— START MATERIAL TO PROCESS —
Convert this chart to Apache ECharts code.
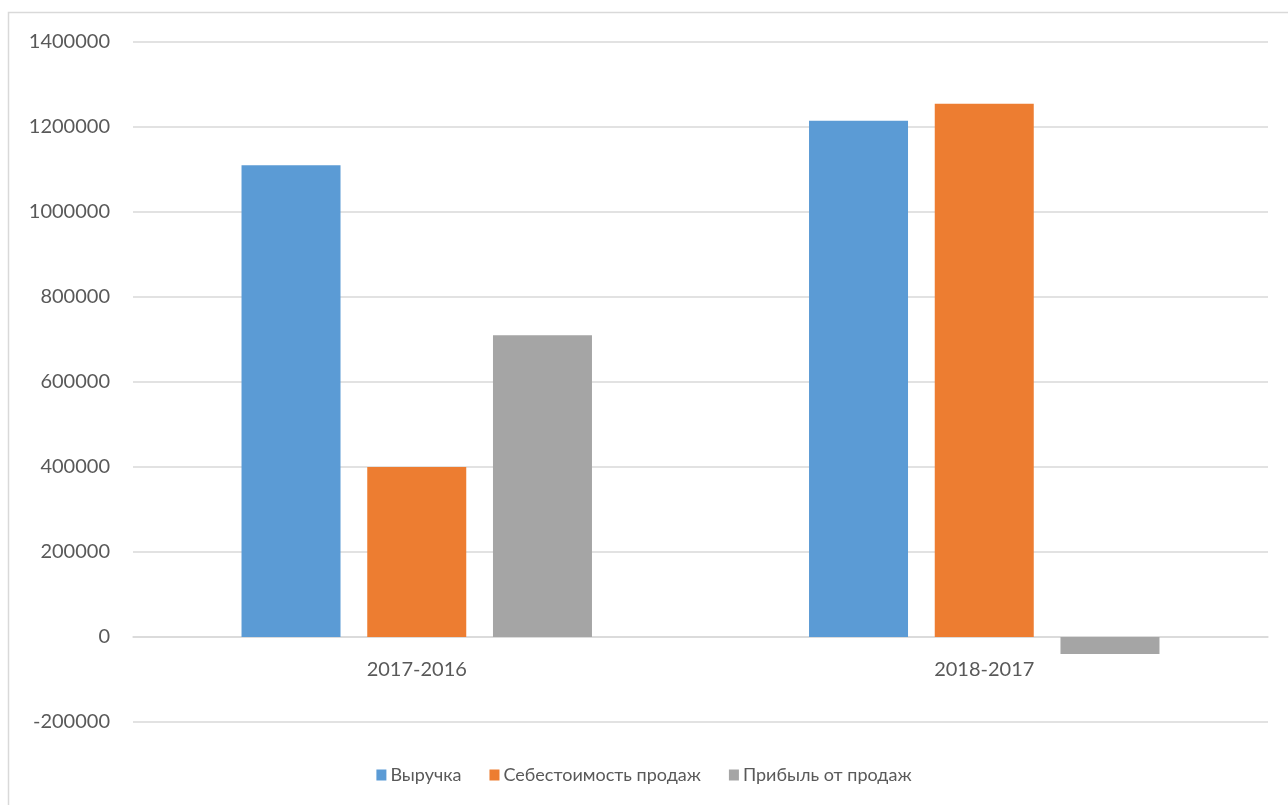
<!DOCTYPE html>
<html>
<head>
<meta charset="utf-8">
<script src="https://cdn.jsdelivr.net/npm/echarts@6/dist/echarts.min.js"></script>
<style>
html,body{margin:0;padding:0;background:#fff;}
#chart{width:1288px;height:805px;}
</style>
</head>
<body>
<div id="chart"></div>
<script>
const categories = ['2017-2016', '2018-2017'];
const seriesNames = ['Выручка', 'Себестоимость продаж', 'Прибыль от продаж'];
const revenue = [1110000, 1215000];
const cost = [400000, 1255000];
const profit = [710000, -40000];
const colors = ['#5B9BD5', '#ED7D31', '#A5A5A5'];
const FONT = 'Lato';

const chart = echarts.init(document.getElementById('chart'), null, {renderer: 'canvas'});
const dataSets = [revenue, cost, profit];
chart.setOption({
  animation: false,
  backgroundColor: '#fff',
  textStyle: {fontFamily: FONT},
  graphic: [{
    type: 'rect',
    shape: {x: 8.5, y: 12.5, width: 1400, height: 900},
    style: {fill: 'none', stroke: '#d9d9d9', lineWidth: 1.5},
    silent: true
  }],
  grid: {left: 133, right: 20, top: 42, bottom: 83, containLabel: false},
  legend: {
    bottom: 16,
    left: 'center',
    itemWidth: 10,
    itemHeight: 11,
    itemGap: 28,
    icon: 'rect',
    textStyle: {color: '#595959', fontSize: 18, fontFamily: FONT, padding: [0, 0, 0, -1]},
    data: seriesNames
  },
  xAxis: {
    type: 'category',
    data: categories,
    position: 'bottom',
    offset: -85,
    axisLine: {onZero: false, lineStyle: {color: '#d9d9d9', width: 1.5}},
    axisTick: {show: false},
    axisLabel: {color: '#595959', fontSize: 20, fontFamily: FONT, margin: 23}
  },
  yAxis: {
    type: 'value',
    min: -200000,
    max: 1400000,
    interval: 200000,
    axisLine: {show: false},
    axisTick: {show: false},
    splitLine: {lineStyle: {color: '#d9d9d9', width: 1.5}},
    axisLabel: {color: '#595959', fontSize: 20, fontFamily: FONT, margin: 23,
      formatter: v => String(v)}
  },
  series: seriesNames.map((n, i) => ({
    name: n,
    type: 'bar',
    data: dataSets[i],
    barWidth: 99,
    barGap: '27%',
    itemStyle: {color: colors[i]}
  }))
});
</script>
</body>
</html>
— END MATERIAL TO PROCESS —
— START MATERIAL TO PROCESS —
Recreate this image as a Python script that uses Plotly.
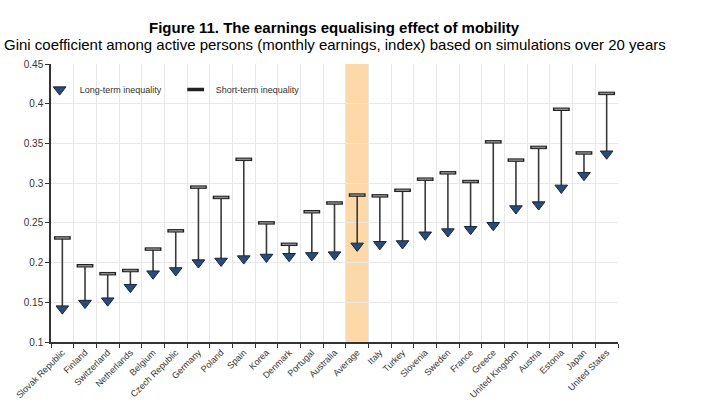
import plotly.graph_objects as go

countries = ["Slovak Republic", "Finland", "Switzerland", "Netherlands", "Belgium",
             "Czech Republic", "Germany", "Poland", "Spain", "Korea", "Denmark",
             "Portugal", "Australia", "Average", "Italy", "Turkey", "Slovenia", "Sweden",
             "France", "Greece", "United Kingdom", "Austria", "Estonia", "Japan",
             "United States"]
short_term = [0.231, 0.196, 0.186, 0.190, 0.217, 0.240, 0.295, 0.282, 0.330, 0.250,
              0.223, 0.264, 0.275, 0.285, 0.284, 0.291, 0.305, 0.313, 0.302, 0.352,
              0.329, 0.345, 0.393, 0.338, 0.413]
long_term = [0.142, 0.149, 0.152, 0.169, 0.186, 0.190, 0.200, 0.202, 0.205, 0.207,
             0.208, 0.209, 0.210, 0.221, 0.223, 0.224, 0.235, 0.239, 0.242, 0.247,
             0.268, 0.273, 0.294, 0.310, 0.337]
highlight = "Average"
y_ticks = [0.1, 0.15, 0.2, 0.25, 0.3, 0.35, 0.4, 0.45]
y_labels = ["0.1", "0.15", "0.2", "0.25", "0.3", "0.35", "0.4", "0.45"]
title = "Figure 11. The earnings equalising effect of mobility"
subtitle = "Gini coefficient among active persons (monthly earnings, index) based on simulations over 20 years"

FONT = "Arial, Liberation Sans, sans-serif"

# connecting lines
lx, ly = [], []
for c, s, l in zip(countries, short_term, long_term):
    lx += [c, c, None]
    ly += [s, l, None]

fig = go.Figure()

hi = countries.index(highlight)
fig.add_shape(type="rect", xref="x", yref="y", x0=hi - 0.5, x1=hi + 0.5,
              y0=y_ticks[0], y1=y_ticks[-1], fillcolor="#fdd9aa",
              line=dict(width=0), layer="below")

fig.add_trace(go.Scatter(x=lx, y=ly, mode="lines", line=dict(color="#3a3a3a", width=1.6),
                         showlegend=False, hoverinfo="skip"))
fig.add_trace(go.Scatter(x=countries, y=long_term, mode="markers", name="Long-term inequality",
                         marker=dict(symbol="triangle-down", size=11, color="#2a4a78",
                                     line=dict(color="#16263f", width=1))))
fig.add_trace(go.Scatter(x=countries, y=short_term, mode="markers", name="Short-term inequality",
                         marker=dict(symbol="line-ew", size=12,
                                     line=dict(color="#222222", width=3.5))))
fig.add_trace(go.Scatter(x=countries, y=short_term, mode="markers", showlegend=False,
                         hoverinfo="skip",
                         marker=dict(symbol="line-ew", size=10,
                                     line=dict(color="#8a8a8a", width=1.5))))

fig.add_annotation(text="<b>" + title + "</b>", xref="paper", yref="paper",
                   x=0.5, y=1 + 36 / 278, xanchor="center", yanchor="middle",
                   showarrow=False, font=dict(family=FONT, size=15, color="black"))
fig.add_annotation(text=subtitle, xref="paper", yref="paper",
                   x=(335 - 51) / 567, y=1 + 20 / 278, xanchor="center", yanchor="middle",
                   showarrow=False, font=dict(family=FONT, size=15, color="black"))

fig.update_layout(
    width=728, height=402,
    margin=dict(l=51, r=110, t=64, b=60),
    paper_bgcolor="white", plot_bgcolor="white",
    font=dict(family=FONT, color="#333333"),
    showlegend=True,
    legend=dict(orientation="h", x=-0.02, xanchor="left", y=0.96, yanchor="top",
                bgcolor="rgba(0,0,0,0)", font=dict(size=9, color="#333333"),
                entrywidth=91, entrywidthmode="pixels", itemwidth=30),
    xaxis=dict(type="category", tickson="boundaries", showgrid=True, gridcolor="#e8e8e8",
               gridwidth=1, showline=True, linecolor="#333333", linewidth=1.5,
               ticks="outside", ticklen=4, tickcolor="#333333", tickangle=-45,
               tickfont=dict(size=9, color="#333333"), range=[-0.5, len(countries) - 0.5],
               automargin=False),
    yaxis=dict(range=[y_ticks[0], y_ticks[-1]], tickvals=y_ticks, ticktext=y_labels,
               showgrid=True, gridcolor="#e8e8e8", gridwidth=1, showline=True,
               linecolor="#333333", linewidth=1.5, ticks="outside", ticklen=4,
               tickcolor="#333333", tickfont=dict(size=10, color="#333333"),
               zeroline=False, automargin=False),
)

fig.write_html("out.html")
— END MATERIAL TO PROCESS —
SHORT EXERCISE
Only the lines from the one with "Convert this chart to Apache ECharts code." through the one with "const FONT = 'Lato';", both included, go in the copy, exactly as written. Leave the pictures behind.

THE OUTPUT
Convert this chart to Apache ECharts code.
<!DOCTYPE html>
<html>
<head>
<meta charset="utf-8">
<script src="https://cdn.jsdelivr.net/npm/echarts@6/dist/echarts.min.js"></script>
<style>
html,body{margin:0;padding:0;background:#fff;}
#chart{width:1288px;height:805px;}
</style>
</head>
<body>
<div id="chart"></div>
<script>
const categories = ['2017-2016', '2018-2017'];
const seriesNames = ['Выручка', 'Себестоимость продаж', 'Прибыль от продаж'];
const revenue = [1110000, 1215000];
const cost = [400000, 1255000];
const profit = [710000, -40000];
const colors = ['#5B9BD5', '#ED7D31', '#A5A5A5'];
const FONT = 'Lato';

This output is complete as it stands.